Is Amazon a Threat or a Failure? (AAPL, AMZN, GOOG, LOOK, MSFT, NFLX, YHOO)

by: David Jackson

Amazon's (Alexa's) announcement that it will provide search as a web service has generated great excitement in the tech community. But investors don't have the luxury of getting excited about technology; they need to predict revenues, profits and the impact on stock prices.

Earlier today the Internet Stock Blog carried one of the first reactions from the financial community. The Stalwart drew two stock related conclusions:

  • On GOOG: This "show[s] that the search game isn’t necessarily over, and that investors in Google, who operate under very optimistic visions may need to rethink."
  • On MSFT: "it’s incredible how much more daring and interesting this idea is than Microsoft’s latest grumblings, that they will pay users to search via MSN. Quite a contrast. One thing brilliant about Google’s model is that, because they sell their inventory in an auction, they’re impossible to undercut."

Michael Parekh, ex-Goldan Sachs Internet analyst, also wrote that "Amazon is on a roll...".

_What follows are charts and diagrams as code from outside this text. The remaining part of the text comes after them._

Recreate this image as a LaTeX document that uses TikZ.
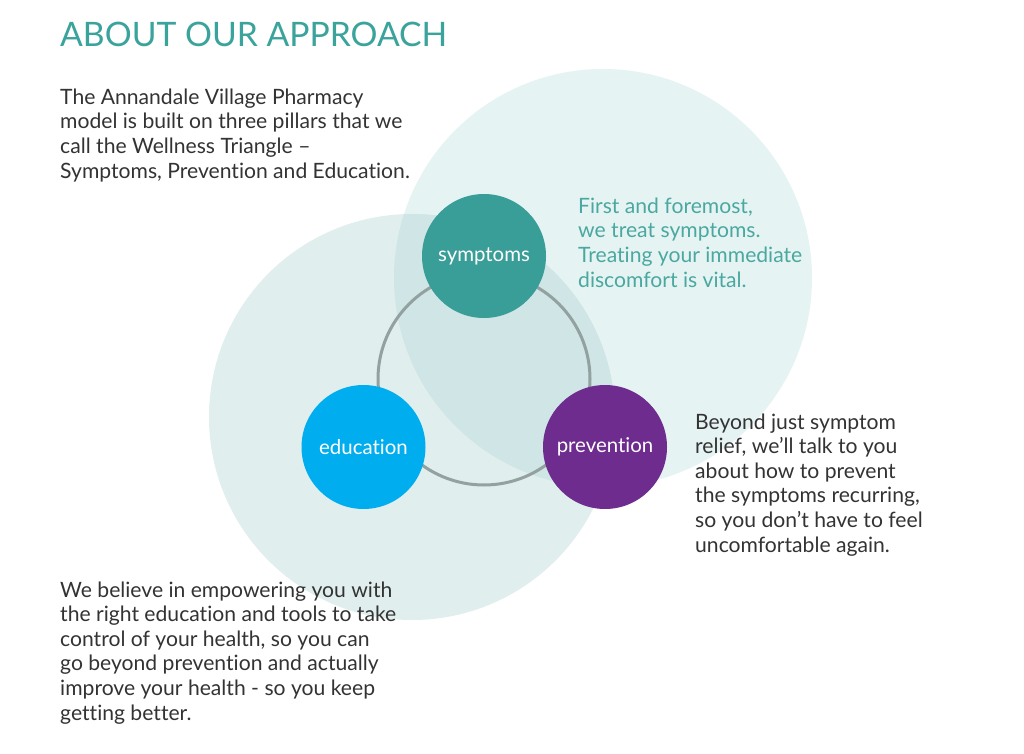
\documentclass[tikz,border=0pt]{standalone}
\usepackage{fontspec}
\setmainfont{Lato}[Ligatures=NoCommon]
\definecolor{titleteal}{HTML}{3AA39B}
\definecolor{bodygray}{HTML}{333333}
\definecolor{textteal}{HTML}{4AA8A0}
\definecolor{symfill}{HTML}{3A9E98}
\definecolor{edufill}{HTML}{00AEEF}
\definecolor{prevfill}{HTML}{6D2C8E}
\definecolor{bigA}{HTML}{E6F3F3}
\definecolor{bigB}{HTML}{E1EEEE}
\definecolor{overlap}{HTML}{CFE5E6}
\definecolor{ringgray}{HTML}{93A1A1}
\begin{document}
\begin{tikzpicture}[x=1bp,y=-1bp,
  bodytext/.style={anchor=base west,inner sep=0pt,align=left,text=bodygray,font=\fontsize{21.2}{24.6}\selectfont},
  pillar/.style={circle,minimum size=124bp,inner sep=0pt,text=white,font=\fontsize{20.5}{23}\selectfont}]
\useasboundingbox[fill=white] (0,0) rectangle (1024,754);
% backdrop circles
\fill[bigA] (603,278) circle[radius=209];
\fill[bigB] (412,417) circle[radius=203];
\begin{scope}
  \clip (603,278) circle[radius=209];
  \fill[overlap] (412,417) circle[radius=203];
\end{scope}
% ring
\coordinate (ringc) at (484,379);
\draw[ringgray,line width=3bp] (ringc) circle[radius=106];
% pillars
\node[pillar,fill=symfill] (sym) at (484,256) {symptoms};
\node[pillar,fill=edufill] (edu) at (363.5,447) {education};
\node[pillar,fill=prevfill] (prev) at (605,447) {prevention};
% texts
\node[anchor=base west,inner sep=0pt,text=titleteal,font=\fontsize{33.8}{38}\selectfont] (title) at (60,47) {ABOUT OUR APPROACH};
\node[bodytext] (intro) at (60,178) {The Annandale Village Pharmacy\\model is built on three pillars that we\\call the Wellness Triangle --\\Symptoms, Prevention and Education.};
\node[bodytext,text=textteal] (symtext) at (578,287) {First and foremost,\\we treat symptoms.\\Treating your immediate\\discomfort is vital.};
\node[bodytext] (prevtext) at (695,552) {Beyond just symptom\\relief, we’ll talk to you\\about how to prevent\\the symptoms recurring,\\so you don’t have to feel\\uncomfortable again.};
\node[bodytext] (edutext) at (60,720) {We believe in empowering you with\\the right education and tools to take\\control of your health, so you can\\go beyond prevention and actually\\improve your health - so you keep\\getting better.};
\end{tikzpicture}
\end{document}
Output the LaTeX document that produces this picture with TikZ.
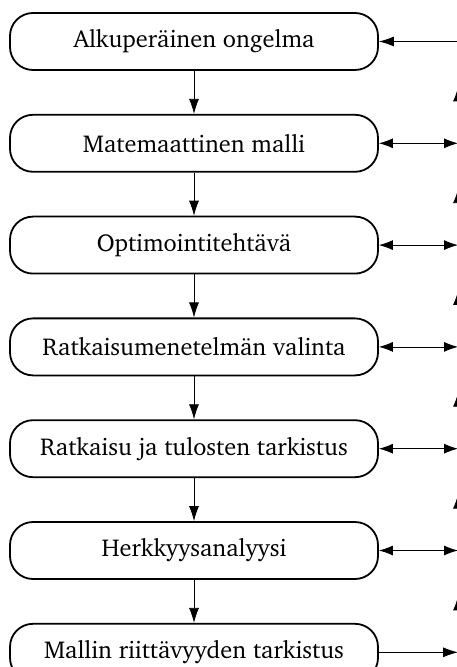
\documentclass[tikz,border=0pt]{standalone}
\usepackage[T1]{fontenc}
\usepackage{charter}
\usepackage{tikz}
\usetikzlibrary{positioning,arrows.meta,decorations.markings}

\begin{document}
\begin{tikzpicture}[
  font=\fontsize{12.2}{14}\selectfont,
  node distance=21.5pt,
  box/.style={rectangle, draw=black, rounded corners=11.5pt, align=center,
              minimum width=184pt, minimum height=28.5pt,
              inner sep=2pt, line width=0.9pt},
  arr/.style={-{Latex[length=7.5pt,width=5pt]}, thin},
  barr/.style={{Latex[length=7pt,width=5pt]}-{Latex[length=7pt,width=5pt]}, thin},
  uarr/.style={thin, postaction={decorate},
               decoration={markings,
                 mark=at position 0.55 with {\arrow{Latex[length=7pt,width=5pt]}}}}
]
\useasboundingbox (0,0) rectangle (228pt,-333.5pt);

\node[box] (P) at (97pt,-20.75pt) {Alkuperäinen ongelma};
\node[box, below=of P] (M) {Matemaattinen malli};
\node[box, below=of M] (O) {Optimointitehtävä};
\node[box, below=of O] (R) {Ratkaisumenetelmän valinta};
\node[box, below=of R] (T) {Ratkaisu ja tulosten tarkistus};
\node[box, below=of T] (H) {Herkkyysanalyysi};
\node[box, below=of H] (V) {Mallin riittävyyden tarkistus};

%% palauteviiva oikealla
\coordinate (X) at (229pt,0);

\draw[arr] (P)--(M); \draw[arr] (M)--(O); \draw[arr] (O)--(R);
\draw[arr] (R)--(T); \draw[arr] (T)--(H); \draw[arr] (H)--(V);

\draw[arr] (P.east -| X) -- (P.east);
\draw[barr] (M.east) -- (M.east -| X);
\draw[barr] (O.east) -- (O.east -| X);
\draw[barr] (R.east) -- (R.east -| X);
\draw[barr] (T.east) -- (T.east -| X);
\draw[barr] (H.east) -- (H.east -| X);
\draw[arr] (V.east) -- (V.east -| X);

\foreach \a/\b in {M/P,O/M,R/O,T/R,H/T,V/H}
  \draw[uarr] (\a.east -| X) -- (\b.east -| X);

\end{tikzpicture}
\end{document}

But I'm less sure that Amazon is a threat to Google. First, the threat to Google and Yahoo from Amazon/Alexa's "outsourced search" intiative depends on the success of vertical search engines. But it's not clear that vertical search will succeed.

Until now, vertical (niche-specific) search engines have gained relatively little traction. Consider the attack on LookSmart's vertical search strategy from its ex-CTO, for example. Instead, Google and Yahoo are incorporating domain-specific data directly into their general search engines, such as stock charts and movie data. I've also argued that Google Blog Search, far from being the launch of a vertical search engine, is a precursor to better treatment of time-sensitive search in Google's core search. Bottom line: It's too early to be optimistic about niche search engines.

Second, Amazon itself is a conundrum. On the one hand, Amazon seems to be losing current market share and future markets. Current market share -- because Wal-Mart, Home Depot and other offline retailers are growing their online sales faster than Amazon is. Future markets -- because the digital future of Amazon's book, music and video businesses look as though they're going to book publishers (via Google) and Apple's iTunes music and video store, not to Amazon (and not to Netflix).

On the other hand, Amazon is now spending more on R&D than ever before, is investing in search, and is a leader in web services.

All of which makes Amazon's stock a tough call.